SwAV: prototype-based online clustering for SSL.

Parameters:
  • encoder_name – timm model name or pre-built nn.Module.

  • projector_dims(hidden, output) for the projector (default (2048, 128)).

  • n_prototypes – Number of prototypes (default 3000).

  • temperature – Temperature for the swapped-prediction softmax (default 0.1).

  • sinkhorn_iterations – Sinkhorn iterations (default 3).

  • epsilon – Sinkhorn entropy coefficient (default 0.05).

  • low_resolution – Adapt first conv for low-res input.

  • pretrained – Load pretrained timm weights.

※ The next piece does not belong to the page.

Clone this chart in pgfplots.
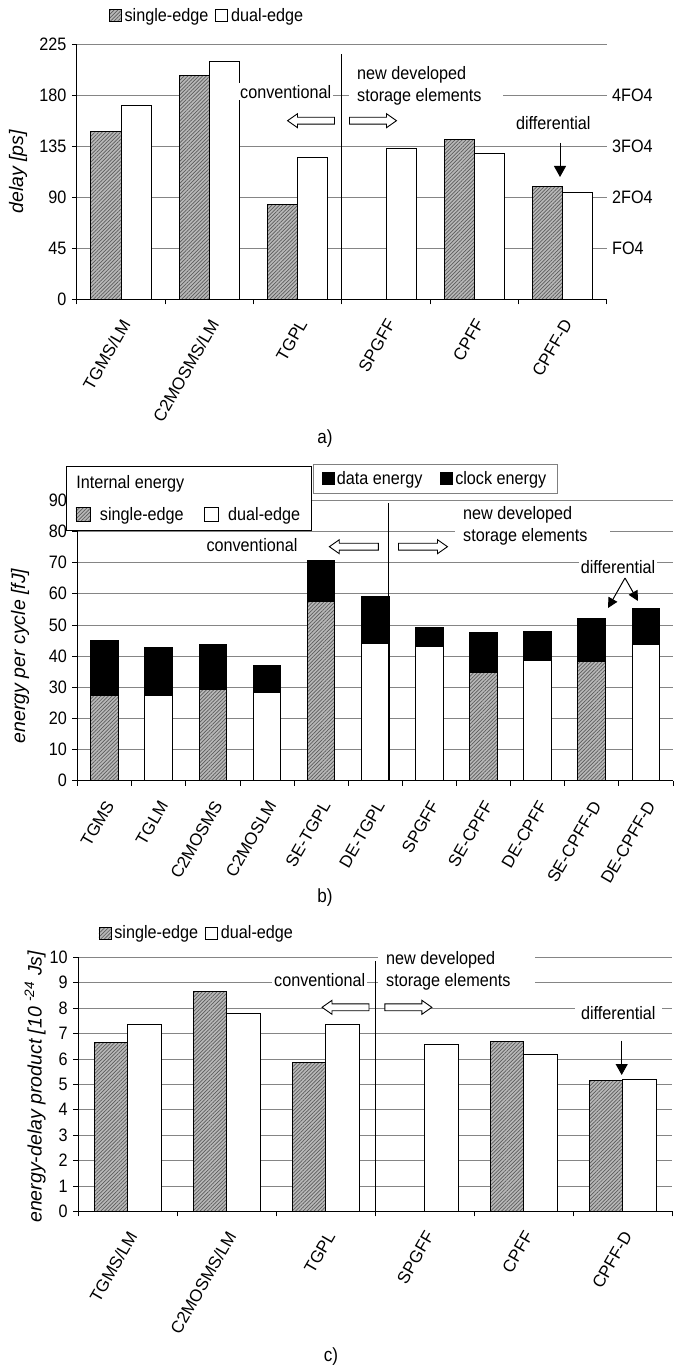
\documentclass[border=0pt]{standalone}
\usepackage{fontspec}
\setmainfont{Liberation Sans}[FakeStretch=0.9]
\newfontfamily\rotfont{Liberation Sans}
\usepackage{pgfplots}
\pgfplotsset{compat=1.18}
\usetikzlibrary{shapes.arrows,arrows.meta,patterns.meta}

\definecolor{hatch}{gray}{0.72}
\definecolor{hatchline}{gray}{0.36}
\definecolor{gridline}{gray}{0.52}

\newcommand{\lbl}{\fontsize{18}{21}\selectfont}
\newcommand{\twoline}{\fontsize{18}{22}\selectfont}
\newcommand{\xlbl}{\rotfont\fontsize{17}{19}\selectfont}
\newcommand{\ylbl}{\rotfont\fontsize{19.5}{22}\selectfont\itshape}

\pgfplotsset{
  panel/.style={
    scale only axis,
    axis x line*=bottom, axis y line*=left,
    axis line style={-, black, line width=0.8pt},
    ymajorgrids, grid style={gridline, line width=0.8pt},
    tick align=outside,
    major tick length=0pt,
    minor tick length=5pt,
    tick style={black, line width=0.8pt},
    yticklabel style={font=\lbl, xshift=-7pt},
    xticklabel style={font=\xlbl, xshift=6.8pt, yshift=-18.7pt, rotate=60, anchor=east},
    /pgf/number format/assume math mode=true,
  },
  hatched/.style={fill=hatch,
    postaction={pattern={Lines[angle=45, distance=2.6pt, line width=0.7pt]}, pattern color=hatchline}},
  se/.style={ybar, hatched, draw=black, line width=1pt},
  de/.style={ybar, fill=white, draw=black, line width=1pt},
  blk/.style={ybar, fill=black, draw=black, line width=1pt},
}

\tikzset{
  hollow/.style={single arrow, draw=black, fill=white, line width=0.9pt,
    minimum height=47pt, minimum width=13pt, single arrow head extend=3.5pt,
    single arrow tip angle=70, inner sep=3pt},
  note/.style={font=\lbl, fill=white, inner sep=2pt},
  twonote/.style={font=\twoline, fill=white, anchor=west, align=left, inner xsep=8pt, inner ysep=1pt},
  divider/.style={black, line width=0.8pt},
  pointer/.style={line width=1pt, -{Triangle[width=12pt,length=11pt]}},
}

\begin{document}
\begin{tikzpicture}[x=1pt,y=1pt]
\useasboundingbox (0pt,0pt) rectangle (673pt,-1367pt);

% ---------------- (a) delay ----------------
\begin{axis}[panel,
  at={(76.85pt,-299.3pt)}, anchor=south west, width=530pt, height=255pt,
  xmin=-0.5, xmax=5.5, ymin=0, ymax=225,
  ytick={0,45,...,225}, minor ytick={0,45,...,225},
  xtick={0,...,5}, minor xtick={-0.5,0.5,...,5.5},
  xticklabels={TGMS/LM,C2MOSMS/LM,TGPL,SPGFF,CPFF,CPFF-D},
  ylabel={delay [ps]},
  ylabel style={at={(axis description cs:-0.111,0.5)}, anchor=center, font=\ylbl},
  legend columns=-1,
  legend style={at={(axis description cs:0.06,1.112)}, anchor=west, draw=none, fill=none,
    font=\lbl, inner sep=0pt,
    /tikz/every odd column/.append style={column sep=1pt},
    /tikz/every even column/.append style={column sep=5pt}},
  legend image code/.code={\draw[#1,line width=0.8pt] (0pt,-6pt) rectangle (12pt,6pt);},
]
\addplot[se, bar width=0.34, bar shift=-0.17, forget plot]
  coordinates {(0,148) (1,197.6) (2,83.5) (4,140.8) (5,99.6)};
\addplot[de, bar width=0.34, bar shift=0.17, forget plot]
  coordinates {(0,170.6) (1,209.8) (2,124.8) (3,132.9) (4,128.5) (5,94.6)};
\draw[divider] (axis cs:2.5,0) -- (axis cs:2.5,216.5);
\addlegendimage{hatched, draw=black}\addlegendentry{single-edge}
\addlegendimage{fill=white, draw=black}\addlegendentry{dual-edge}
\end{axis}

\node[note] at (285.7pt,-91.7pt) {conventional};
\node[twonote] at (349pt,-86pt) {new developed\\storage elements\hspace*{14pt}};
\node[hollow, shape border rotate=180] at (313.5pt,-120.7pt) {};
\node[hollow] at (370.5pt,-120.7pt) {};
\node[note] at (553.3pt,-123pt) {differential};
\draw[pointer] (560pt,-143pt) -- (560pt,-177pt);
\node[font=\lbl, anchor=west, inner sep=0pt] at (612pt,-248.3pt) {FO4};
\node[font=\lbl, anchor=west, inner sep=0pt] at (612pt,-197.3pt) {2FO4};
\node[font=\lbl, anchor=west, inner sep=0pt] at (612pt,-146.3pt) {3FO4};
\node[font=\lbl, anchor=west, inner sep=0pt] at (612pt,-95.3pt) {4FO4};
\node[font=\fontsize{19}{21}\selectfont] at (325pt,-439pt) {a)};

% ---------------- (b) energy per cycle ----------------
\begin{axis}[panel,
  at={(77.5pt,-780.7pt)}, anchor=south west, width=595.5pt, height=280.4pt,
  xmin=-0.5, xmax=10.5, ymin=0, ymax=90,
  ytick={0,10,...,90}, minor ytick={0,10,...,90},
  xtick={0,...,10}, minor xtick={-0.5,0.5,...,10.5},
  xticklabels={TGMS,TGLM,C2MOSMS,C2MOSLM,SE-TGPL,DE-TGPL,SPGFF,SE-CPFF,DE-CPFF,SE-CPFF-D,DE-CPFF-D},
  ylabel={energy per cycle [fJ]},
  ylabel style={at={(axis description cs:-0.0966,0.445)}, anchor=center, font=\ylbl},
  legend columns=2,
  legend style={at={(axis description cs:-0.0193,1.1223)}, anchor=north west,
    draw=black, line width=1pt, fill=white, font=\lbl, inner xsep=9pt, inner ysep=7pt,
    row sep=13pt,
    /tikz/every odd column/.append style={column sep=7pt},
    /tikz/every even column/.append style={column sep=18pt}},
  legend image code/.code={\draw[#1,line width=0.8pt] (0pt,-7pt) rectangle (14pt,7pt);},
]
% total energy (black), internal energy drawn over it
\addplot[blk, bar width=0.51, forget plot]
  coordinates {(0,45.0) (1,42.9) (2,43.8) (3,37.1) (4,70.6) (5,59.1) (6,49.3) (7,47.6) (8,48.0) (9,52.2) (10,55.2)};
\addplot[se, bar width=0.51, forget plot]
  coordinates {(0,27.5) (2,29.3) (4,57.5) (7,34.8) (9,38.2)};
\addplot[de, bar width=0.51, forget plot]
  coordinates {(1,27.5) (3,28.3) (5,44.2) (6,43.1) (8,38.6) (10,43.6)};
\draw[divider] (axis cs:5.24,0) -- (axis cs:5.24,89.1);
\addlegendimage{empty legend}\addlegendentry{\hspace*{-23pt}Internal energy}
\addlegendimage{empty legend}\addlegendentry{}
\addlegendimage{hatched, draw=black}\addlegendentry{single-edge}
\addlegendimage{fill=white, draw=black}\addlegendentry{dual-edge}
\end{axis}

% second legend of panel (b)
\begin{axis}[scale only axis, hide axis,
  at={(77.5pt,-780.7pt)}, anchor=south west, width=595.5pt, height=280.4pt,
  xmin=-0.5, xmax=10.5, ymin=0, ymax=90,
  legend columns=-1,
  legend style={at={(axis description cs:0.395,1.1295)}, anchor=north west,
    draw=gray, line width=0.8pt, fill=white, font=\lbl, inner xsep=9pt, inner ysep=5pt,
    /tikz/every odd column/.append style={column sep=0pt},
    /tikz/every even column/.append style={column sep=16pt}},
  legend image code/.code={\fill[#1] (0pt,-6pt) rectangle (12pt,6pt);},
]
\addplot[draw=none, forget plot] coordinates {(0,0)};
\addlegendimage{fill=black}\addlegendentry{data energy}
\addlegendimage{fill=black}\addlegendentry{clock energy}
\end{axis}

\node[note] at (252pt,-545pt) {conventional};
\node[twonote] at (455pt,-526pt) {new developed\\storage elements\hspace*{15pt}};
\node[hollow, minimum height=49pt, shape border rotate=180] at (356.3pt,-546.7pt) {};
\node[hollow, minimum height=49pt] at (420.5pt,-546.7pt) {};
\node[note] at (618pt,-566.7pt) {differential};
\draw[pointer, -{Triangle[width=10pt,length=10pt]}] (625pt,-578pt) -- (608pt,-608pt);
\draw[pointer, -{Triangle[width=10pt,length=10pt]}] (625pt,-578pt) -- (638pt,-601pt);
\node[font=\fontsize{19}{21}\selectfont] at (325pt,-898pt) {b)};

% ---------------- (c) energy-delay product ----------------
\begin{axis}[panel,
  at={(78.2pt,-1211.3pt)}, anchor=south west, width=594pt, height=254pt,
  xmin=-0.5, xmax=5.5, ymin=0, ymax=10,
  ytick={0,1,...,10}, minor ytick={0,1,...,10},
  xtick={0,...,5}, minor xtick={-0.5,0.5,...,5.5},
  xticklabels={TGMS/LM,C2MOSMS/LM,TGPL,SPGFF,CPFF,CPFF-D},
  ylabel={energy-delay product [10 \textsuperscript{-24} Js]},
  ylabel style={at={(axis description cs:-0.0727,0.49)}, anchor=center, font=\ylbl},
  legend columns=-1,
  legend style={at={(axis description cs:0.034,1.0957)}, anchor=west, draw=none, fill=none,
    font=\lbl, inner sep=0pt,
    /tikz/every odd column/.append style={column sep=1pt},
    /tikz/every even column/.append style={column sep=5pt}},
  legend image code/.code={\draw[#1,line width=0.8pt] (0pt,-6pt) rectangle (12pt,6pt);},
]
\addplot[se, bar width=0.338, bar shift=-0.169, forget plot]
  coordinates {(0,6.65) (1,8.65) (2,5.87) (4,6.69) (5,5.16)};
\addplot[de, bar width=0.338, bar shift=0.169, forget plot]
  coordinates {(0,7.37) (1,7.80) (2,7.37) (3,6.55) (4,6.19) (5,5.20)};
\draw[divider] (axis cs:2.5,0) -- (axis cs:2.5,9.87);
\addlegendimage{hatched, draw=black}\addlegendentry{single-edge}
\addlegendimage{fill=white, draw=black}\addlegendentry{dual-edge}
\end{axis}

\node[note] at (319.7pt,-980pt) {conventional};
\node[twonote, inner ysep=3pt] at (378pt,-971pt) {new developed\\storage elements\hspace*{17pt}};
\node[hollow, shape border rotate=180] at (348pt,-1007.3pt) {};
\node[hollow] at (405.9pt,-1007.3pt) {};
\node[note, inner xsep=6pt] at (618.3pt,-1013.3pt) {differential};
\draw[pointer] (621.7pt,-1040.7pt) -- (621.7pt,-1075pt);
\node[font=\fontsize{19}{21}\selectfont] at (331pt,-1356.7pt) {c)};
\end{tikzpicture}
\end{document}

forward(view1: Tensor | None = None, view2: Tensor | None = None, global_views: Sequence[Tensor] | None = None, local_views: Sequence[Tensor] | None = None, images: Tensor | None = None) SwAVOutput[source]#

SwAV forward.

Three calling conventions:

  • forward(view1, view2) — original 2-view (no multi-crop).

  • forward(global_views=[...], local_views=[...]) — full multi-crop.

  • forward(images=...) — eval / single-image embedding extraction.